A prince of a guy


Varsity wrestling legend Guy Leggio grew up in Bay Shore and coached at East Islip. As an asset to both the Bay Shore and East Islip community, Coach Leggio is a member of the Suffolk Sports Hall of Fame as well as the National Wrestling Hall of Fame. Leggio’s father, another high school wrestling icon, Gombatista “Jumper” Leggio, who coached wrestling at Ronkonkoma, also is a Suffolk Sports Hall of Famer. Guy Leggio was the East Islip varsity wrestling coach for 26 seasons, posting a career record of 270-15-5 and leading the team for over a quarter century during the years 1990 to 2015. Leggio coached a plethora of athletes achieving tremendous personal success, coaching 85 league champions, 273 league place-winners, along with 73 county place-winners. In 2006, Leggio guided East Islip to the Suffolk County Championship ranking No. 1 among Long Island wrestling teams. East Islip paid homage to the iconic coach, naming the wrestling room the Guy Leggio Wrestling Room for all his indelible accolades. Leggio has been a member of the Bay Shore Volunteer Fire Department for nearly four decades.

IB: What are some of your best memories that stand out the most as a wrestler growing up and as a coach?

Leggio: As a wrestler growing up, I was a part of Bay Shore High School. I was the captain of the wrestling team, probably one of the best teams Bay Shore ever had. Also, I had my dad as my coach. My father was a legend in the sport. I wrestled for the Navy on the Navy team, but I really found my niche in coaching. I think coaching was the way to go. I was a good wrestler and really liked it, and being a coach was more important to me, I think, and the way I made a difference more in wrestling was as a coach.

IB: How has high school sports changed since you were a student-athlete? Is anything done differently by coaches and by what is taught?

Leggio: I think today the kids have too much to do, so as kids have too much to do, like everything is offered between phones and all the technology. They have to focus and I think that some of the coaches have to change the old-fashioned way of, you know, what hard knocks a little bit of that stuff. Discipline is key. I think we’ve lost a little bit of the discipline along the way, but I think the technology in sports is better.

IB: I know you have been a volunteer firefighter in Bay Shore for over 35 years. Tell me about your dedication in serving the Bay Shore community and what is most rewarding about being a volunteer firefighter?

Leggio: Being a volunteer firefighter is the most rewarding thing you can ever do for your community. You know, you wake up in the middle of the night and you go to fires and everything like that. My son is now a lieutenant, so I was a captain, all that kind of stuff, and I race for the fire department. I’ve met a world of people through racing. The volunteer fire department community is probably the most amazing piece of volunteerism that anybody can be involved in. Because you learn, you meet, and you never forget.

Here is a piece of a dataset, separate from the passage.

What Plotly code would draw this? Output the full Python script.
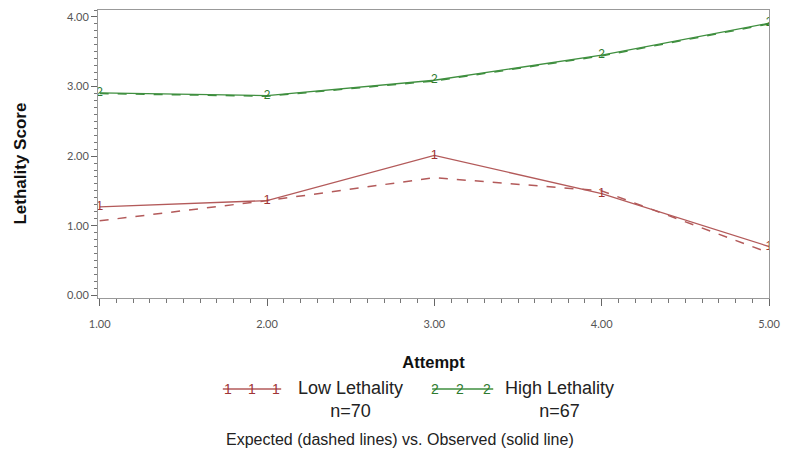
import plotly.graph_objects as go

attempts = [1, 2, 3, 4, 5]
low_observed = [1.27, 1.36, 2.01, 1.46, 0.70]
low_expected = [1.07, 1.36, 1.69, 1.50, 0.61]
high_observed = [2.91, 2.87, 3.09, 3.45, 3.91]
high_expected = [2.90, 2.86, 3.08, 3.44, 3.90]
xtick_vals = [1, 2, 3, 4, 5]
xtick_text = ["1.00", "2.00", "3.00", "4.00", "5.00"]
ytick_vals = [0, 1, 2, 3, 4]
ytick_text = ["0.00", "1.00", "2.00", "3.00", "4.00"]

RED = "#b35a5a"
RED_MARK = "#a03535"
GREEN = "#3f8f3f"
GREEN_MARK = "#2f7a2f"

fig = go.Figure()
fig.add_trace(go.Scatter(x=attempts, y=low_expected, mode="lines",
                         line=dict(color=RED, width=1.5, dash="dash"), showlegend=False))
fig.add_trace(go.Scatter(x=attempts, y=low_observed, mode="lines+text", text=["1"] * 5,
                         textposition="middle center",
                         textfont=dict(color=RED_MARK, size=13, family="Liberation Sans"),
                         line=dict(color=RED, width=1.3), showlegend=False))
fig.add_trace(go.Scatter(x=attempts, y=high_expected, mode="lines",
                         line=dict(color=GREEN, width=1.5, dash="dash"), showlegend=False))
fig.add_trace(go.Scatter(x=attempts, y=high_observed, mode="lines+text", text=["2"] * 5,
                         textposition="middle center",
                         textfont=dict(color=GREEN_MARK, size=12, family="Liberation Sans"),
                         line=dict(color=GREEN, width=1.3), showlegend=False))

LEG_Y = -0.316
LABEL_Y = -0.354

def legend_item(x0, x1, glyph_xs, color, mcolor, glyph, label, tx):
    fig.add_shape(type="line", xref="paper", yref="paper", x0=x0, x1=x1, y0=LEG_Y, y1=LEG_Y,
                  line=dict(color=color, width=1.3))
    for xx in glyph_xs:
        fig.add_annotation(xref="paper", yref="paper", x=xx, y=LEG_Y, text=glyph, showarrow=False,
                           xanchor="center", yanchor="middle",
                           font=dict(color=mcolor, size=14, family="Liberation Sans"))
    fig.add_annotation(xref="paper", yref="paper", x=tx, y=LABEL_Y, text=label, showarrow=False,
                       xanchor="center", yanchor="middle", align="center",
                       font=dict(color="#222", size=18, family="Liberation Sans"))

legend_item(0.186, 0.273, [0.194, 0.229, 0.265], RED, RED_MARK, "1", "Low Lethality<br>n=70", 0.377)
legend_item(0.498, 0.589, [0.502, 0.540, 0.580], GREEN, GREEN_MARK, "2", "High Lethality<br>n=67", 0.688)

fig.add_annotation(xref="paper", yref="paper", x=0.45, y=-0.493, xanchor="center", yanchor="middle",
                   text="Expected (dashed lines) vs. Observed (solid line)", showarrow=False,
                   font=dict(color="#222", size=16, family="Liberation Sans"))

fig.add_annotation(xref="paper", yref="paper", x=-0.1162, y=0.467, xanchor="center", yanchor="middle",
                   text="<b>Lethality Score</b>", textangle=-90, showarrow=False,
                   font=dict(color="#111", size=17, family="Liberation Sans"))

fig.update_layout(
    width=785, height=458,
    margin=dict(l=98, r=16, t=10, b=160),
    plot_bgcolor="white", paper_bgcolor="white",
    font=dict(family="Liberation Sans", color="#333"),
    xaxis=dict(range=[0.99, 5.0], tickvals=xtick_vals, ticktext=xtick_text, automargin=False,
               ticks="outside", ticklen=7, tickcolor="#666", ticklabelstandoff=9,
               ticklabeloverflow="allow",
               minor=dict(dtick=0.1, ticks="outside", ticklen=4, tickcolor="#777"),
               showline=True, linecolor="#999", mirror=True, showgrid=False, zeroline=False,
               tickfont=dict(family="Lato", size=11, color="#555"),
               title=dict(text="<b>Attempt</b>", font=dict(size=16.5, color="#111"), standoff=27)),
    yaxis=dict(range=[-0.04, 4.1], tickvals=ytick_vals, ticktext=ytick_text, automargin=False,
               ticks="outside", ticklen=6, tickcolor="#666",
               minor=dict(dtick=0.1, ticks="outside", ticklen=3, tickcolor="#777"),
               showline=True, linecolor="#999", mirror=True, showgrid=False, zeroline=False,
               tickfont=dict(family="Lato", size=11, color="#555")),
)

fig.write_html("out.html", config={"displayModeBar": False},
               post_script="document.body.style.margin='0';document.body.style.overflow='hidden';")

IB: Outside of Boomer Esiason and Tony Graffanino, name some of the most talented athletes you’ve seen come from East Islip.

Leggio: A wrestler that was just in the Division 1 national finals last year, Dellavecchia. Ted Gregory, who was another football guy; Rob Vacarro, one of my guys who was a four-time county champion; Dave Ingram, a state champion, and many others are far as a coach, Mr. Champion. I always remember Old Man Champion because me and him would butt heads and in the end, we all became friends.

IB: What was the best advice you would say you were given and grasped the most throughout your entire career?

Leggio: The word “can’t” doesn’t exist.

IB: What are you most proud of in your coaching career?

Leggio: You see, what I give to kids is my love for the sport. And you know what, I build bridges and we make things better. One thing I gave the kids is they never had a wrestling room to wrestle with in East Islip because it was always overshadowed. I built it with my own hands. I am a bricklayer and got a lot of people. We put it together. Alot of friends came—a bunch of parents, Mr Vacarro. We poured the foundation, we botched the walls, we built it, we landed the steel, we did everything, and we gave them a facility. That’s why they are so good at this point in our wrestling. You know what, you do something, it’ll come. I was very glad.  And they named it after me after I left, so it was very nice.

IB: What are you most proud of outside anything you’ve accomplished in sports?

Leggio: That’s a good question. Well, we’re always proud of our family. My dad, my brothers were tight, and my wife. We’ve been married 31 years. That’s a long time. She deserves more credit than me.

IB: What is the best advice you have to a kid on Long Island reading this article who has a passion for playing sports?

Leggio: When you say the word “sports,” I think you should play every sport and not be entangled in one. We’re not all going be Division 1 wrestlers. We should all learn to become, you know, a good person. Learn what you can. Each different sport can give you a special value. Do your homework, don’t forget, do all your stuff, be a good student, be a good participant, always give 110 percent.